Coicoyan de Las Flores  is a town and municipality in Oaxaca in south-western Mexico. The municipality covers an area of 105.89 km² and is part of the Juxtlahuaca district of the Mixteca Region. As of 2005, the municipality had a total population of 7,598.

History
The foundation of this town is unknown for certain since there is no written record. Oral stories focus on a hill called El Gachupin. There,a Spanish force threatened general Vicente Guerrero who was in Ahuajutla's ranch helping his troops by using the metals from the mines of carbonera to coin money (from gold, copper and silver). He stayed and waited until the perfect opportunity arrived to attack the Spaniards in Azompa, taking advantage of darkness and letting them to destroy themselves.

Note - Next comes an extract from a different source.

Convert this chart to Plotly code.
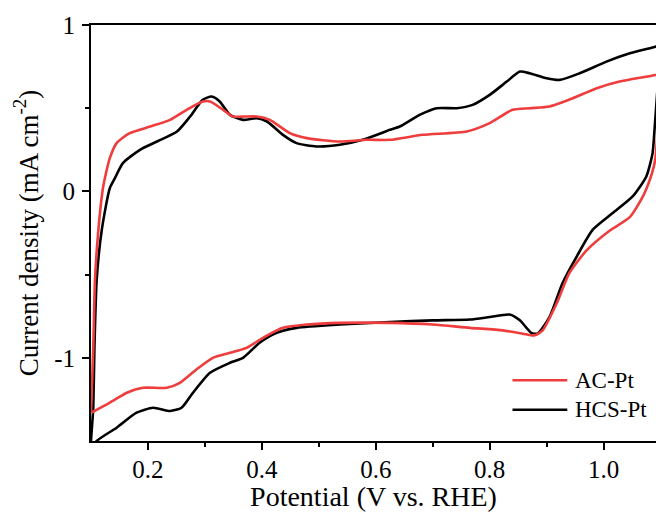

The next morning when they realized what had happened, they were shocked so the general Vicente Guerrero attacked them again and achieved victory, taking some prisoners with him to Xonacatlan camp where he had some other forces.

Orography
The mountain range that crosses through this town,  starts in San Pedro  el Viejo and ends in Atlamajalcingo del Monte, district of Morelos, getting into the state of Guerrero until joining sierra Madre del Sur. Its summit is named the hill of Gachupín, and it is  above sea level.

Hydrography
The river that runs through this town flows from the hills of Metlatono through the fresh Zarzaparrilla, which purifies them and gives them a pleasant flavor and ends in the town of Tlapancingo, district of Silacayoapam.